Stephen Cain

Inducted 2017

Investigative Reporter

Cain

Stephen Cain

Stephen Cain’s arrival at The Detroit News is best described with one word: Bang.

With five years of experience at small weeklies and dailies, Cain produced four front-page stories in his first week at The News. One story led to the re-opening of 40 closed clinical research units across the country and made possible the first heart transplant at the University of Michigan.

The next week, Cain tracked down the ringleader of a group responsible for seven anti-establishment bombings in southeast Michigan. He not only tracked down the leader, but brought the man into the newspaper offices for a studio portrait and interview.

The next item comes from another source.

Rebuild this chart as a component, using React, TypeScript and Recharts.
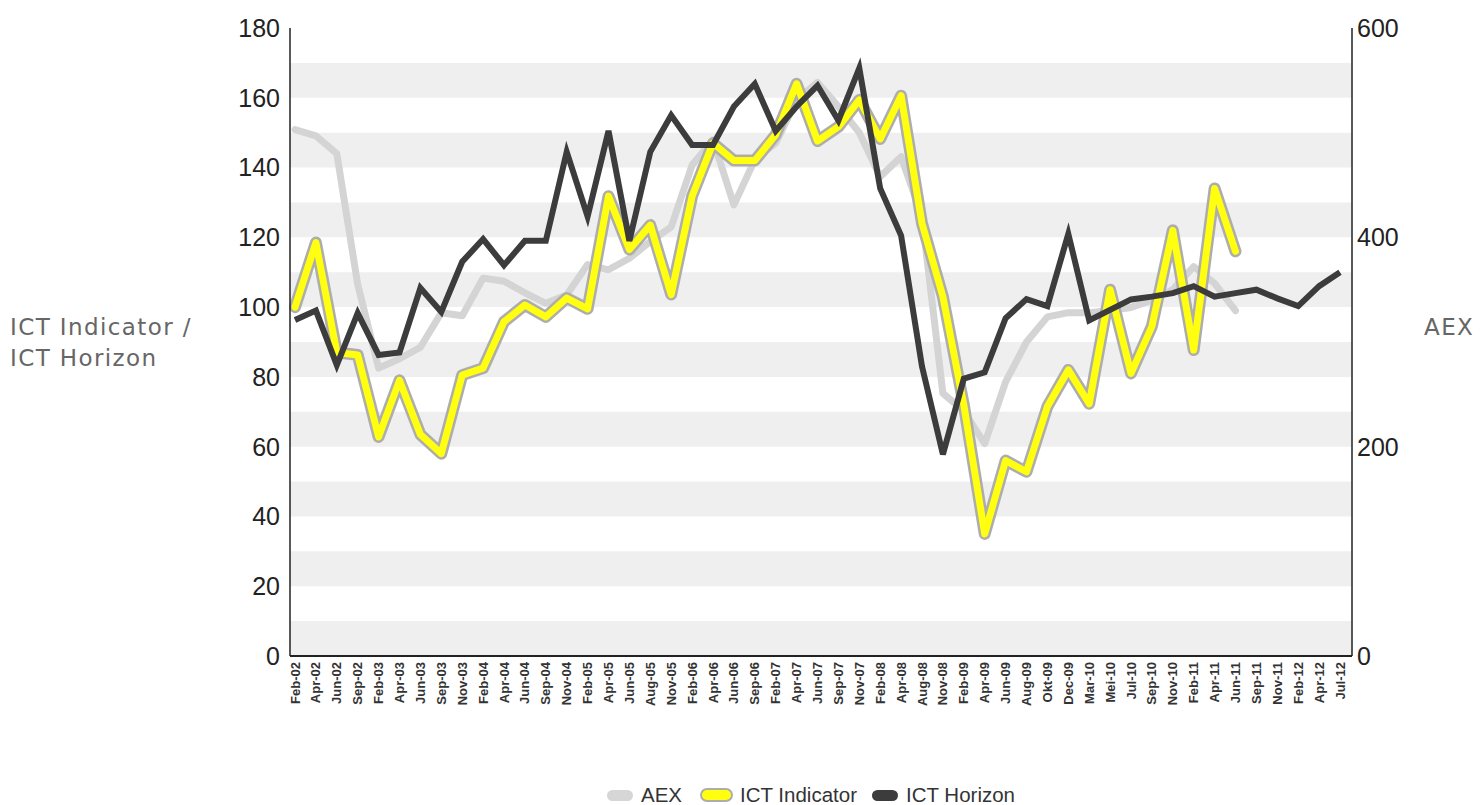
import { LineChart, Line, XAxis, YAxis, ReferenceArea } from 'recharts';

const months = [
  'Feb-02', 'Apr-02', 'Jun-02', 'Sep-02', 'Feb-03', 'Apr-03', 'Jun-03', 'Sep-03', 'Nov-03', 'Feb-04',
  'Apr-04', 'Jun-04', 'Sep-04', 'Nov-04', 'Feb-05', 'Apr-05', 'Jun-05', 'Aug-05', 'Nov-05', 'Feb-06',
  'Apr-06', 'Jun-06', 'Sep-06', 'Feb-07', 'Apr-07', 'Jun-07', 'Sep-07', 'Nov-07', 'Feb-08', 'Apr-08',
  'Aug-08', 'Nov-08', 'Feb-09', 'Apr-09', 'Jun-09', 'Aug-09', 'Okt-09', 'Dec-09', 'Mar-10', 'Mei-10',
  'Jul-10', 'Sep-10', 'Nov-10', 'Feb-11', 'Apr-11', 'Jun-11', 'Sep-11', 'Nov-11', 'Feb-12', 'Apr-12',
  'Jul-12',
];

// AEX (right axis), ends Jun-11
const aex = [
  503, 497, 480, 355, 275, 284, 295, 328, 325, 361,
  358, 347, 337, 345, 374, 369, 380, 396, 410, 469,
  493, 431, 474, 490, 531, 548, 525, 500, 458, 477,
  420, 251, 234, 203, 262, 300, 324, 328, 328, 330,
  333, 340, 350, 372, 356, 330,
];

// ICT Indicator (left axis), ends Jun-11
const indicator = [
  100, 118.5, 87, 86.3, 62.8, 79, 63.5, 58, 80.5, 82.5,
  95.8, 100.6, 97.2, 102.6, 99.5, 131.8, 116.5, 123.5, 103.6, 131.8,
  147, 142, 142, 149.4, 164, 147.6, 151.7, 159.4, 148.2, 160.6,
  124, 103, 72, 35, 56, 52.8, 71.5, 82, 72.3, 105,
  81, 94.5, 122, 87.7, 134, 116,
];

// ICT Horizon (left axis)
const horizon = [
  96.3, 99, 83.4, 98.3, 86.3, 87, 105.5, 98.6, 113, 119.5,
  112, 119, 119, 144.5, 126, 150.5, 119, 144.5, 155, 146.5,
  146.5, 157.5, 164, 150.5, 157.5, 163.5, 153.5, 168.5, 134, 120.5,
  83, 57.8, 79.5, 81.3, 96.8, 102.3, 100.3, 121, 96.2, 99.2,
  102.2, 103, 104, 106, 103, 104, 105, 102.5, 100.3, 106,
  110,
];

const leftTicks = [0, 20, 40, 60, 80, 100, 120, 140, 160, 180];
const rightTicks = [0, 200, 400, 600];
const bandStarts = [0, 20, 40, 60, 80, 100, 120, 140, 160];

const data = months.map((label, i) => ({
  label,
  aex: aex[i],
  indicator: indicator[i],
  horizon: horizon[i],
}));

const numFont = '"Liberation Sans", Arial, sans-serif';
const titleFont = '"DejaVu Sans", "Noto Sans", sans-serif';

const MonthTick = ({ x, y, payload }: any) => (
  <text
    transform={`translate(${x + 4.5},${y}) rotate(-90)`}
    textAnchor="end"
    fontFamily={numFont}
    fontWeight="bold"
    fontSize={13}
    fill="#333"
  >
    {payload.value}
  </text>
);

const LegendItem = ({
  left,
  fill,
  stroke,
  label,
}: {
  left: number;
  fill: string;
  stroke?: string;
  label: string;
}) => (
  <div
    style={{
      position: 'absolute',
      left,
      top: 784,
      height: 22,
      display: 'flex',
      alignItems: 'center',
      fontFamily: numFont,
      fontSize: 20.5,
      color: '#333',
      whiteSpace: 'nowrap',
    }}
  >
    <span
      style={{
        display: 'inline-block',
        width: stroke ? 33 : 26,
        height: stroke ? 14 : 11,
        borderRadius: 8,
        background: fill,
        border: stroke ? `2.5px solid ${stroke}` : 'none',
        marginRight: stroke ? 7 : 8,
        boxSizing: 'border-box',
      }}
    />
    {label}
  </div>
);

const titleStyle = {
  position: 'absolute' as const,
  fontFamily: titleFont,
  fontSize: 23,
  letterSpacing: 1.4,
  lineHeight: '28px',
  height: 28,
  color: '#666',
  whiteSpace: 'nowrap' as const,
};

export default function App() {
  return (
    <div
      style={{
        position: 'absolute',
        left: 0,
        top: 0,
        width: 1481,
        height: 805,
        background: '#fff',
        overflow: 'hidden',
      }}
    >
      <LineChart
        width={1481}
        height={805}
        data={data}
        margin={{ top: 28, right: 69, left: 230, bottom: 0 }}
      >
        <XAxis xAxisId="band" type="number" domain={[0, 1]} hide />
        {bandStarts.map((b) => (
          <ReferenceArea
            key={b}
            xAxisId="band"
            yAxisId="left"
            y1={b}
            y2={b + 10}
            fill="#efefef"
            fillOpacity={1}
            stroke="none"
          />
        ))}
        <XAxis
          dataKey="label"
          interval={0}
          height={149}
          padding={{ left: 5, right: 12 }}
          axisLine={{ stroke: '#222', strokeWidth: 2 }}
          tickLine={false}
          tickSize={0}
          tickMargin={6}
          tick={<MonthTick />}
        />
        <YAxis
          yAxisId="left"
          width={60}
          domain={[0, 180]}
          ticks={leftTicks}
          axisLine={{ stroke: '#222', strokeWidth: 1.5 }}
          tickLine={false}
          tickSize={0}
          tickMargin={10}
          tick={{ fontFamily: numFont, fontSize: 25, fill: '#222' }}
        />
        <YAxis
          yAxisId="right"
          orientation="right"
          width={60}
          domain={[0, 600]}
          ticks={rightTicks}
          axisLine={{ stroke: '#222', strokeWidth: 1.5 }}
          tickLine={false}
          tickSize={0}
          tickMargin={5}
          tick={{ fontFamily: numFont, fontSize: 25, fill: '#222' }}
        />
        <Line
          yAxisId="right"
          dataKey="aex"
          stroke="#d4d4d4"
          strokeWidth={7}
          strokeLinejoin="round"
          strokeLinecap="round"
          dot={false}
          activeDot={false}
          isAnimationActive={false}
        />
        <Line
          yAxisId="left"
          dataKey="indicator"
          stroke="#adadad"
          strokeWidth={12}
          strokeLinejoin="round"
          strokeLinecap="round"
          dot={false}
          activeDot={false}
          legendType="none"
          isAnimationActive={false}
        />
        <Line
          yAxisId="left"
          dataKey="indicator"
          stroke="#ffff0f"
          strokeWidth={7}
          strokeLinejoin="round"
          strokeLinecap="round"
          dot={false}
          activeDot={false}
          isAnimationActive={false}
        />
        <Line
          yAxisId="left"
          dataKey="horizon"
          stroke="#3c3c3c"
          strokeWidth={6}
          dot={false}
          activeDot={false}
          isAnimationActive={false}
        />
      </LineChart>

      <div style={{ ...titleStyle, left: 10, top: 313 }}>ICT Indicator /</div>
      <div style={{ ...titleStyle, left: 10, top: 344 }}>ICT Horizon</div>
      <div style={{ ...titleStyle, left: 1424, top: 313 }}>AEX</div>

      <LegendItem left={607} fill="#d6d6d6" label="AEX" />
      <LegendItem left={700} fill="#ffff0f" stroke="#adadad" label="ICT Indicator" />
      <LegendItem left={872} fill="#3c3c3c" label="ICT Horizon" />
    </div>
  );
}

When Cain wasn’t banging out dailies, he convinced his editors to let him go undercover for such assignments as exposing the horrid conditions at Detroit’s Receiving Hospital, detailing the sub-standard care of mentally ill patients at Northville State Hospital and investigating a private ambulance service that operated with untrained attendants and little or no emergency equipment.

His reporting also led to a 7-0 Michigan Supreme Court decision setting aside the first-degree murder conviction of Margaret Lynch of Midland, who had been wrongfully charged with starving her infant daughter to death.

Cain also made a bang in the morals category, typified by his decision to quit The News in protest when editors cropped out then-Teamsters International vice president Bobby Holmes from a photograph and edited out critical information on him from an investigative piece exposing how the Chicago mob was looting the Michigan Conference of Teamsters Health and Welfare Fund. Holmes, who controlled the distribution of The News, was forced to resign his union offices two years later as the price of avoiding federal indictment.

Freedom of information lawsuits were as common a tool in Cain’s reporting as his noted work helping young reporters and exposing them to covering a major story, giving them the exposure they would not have gotten otherwise.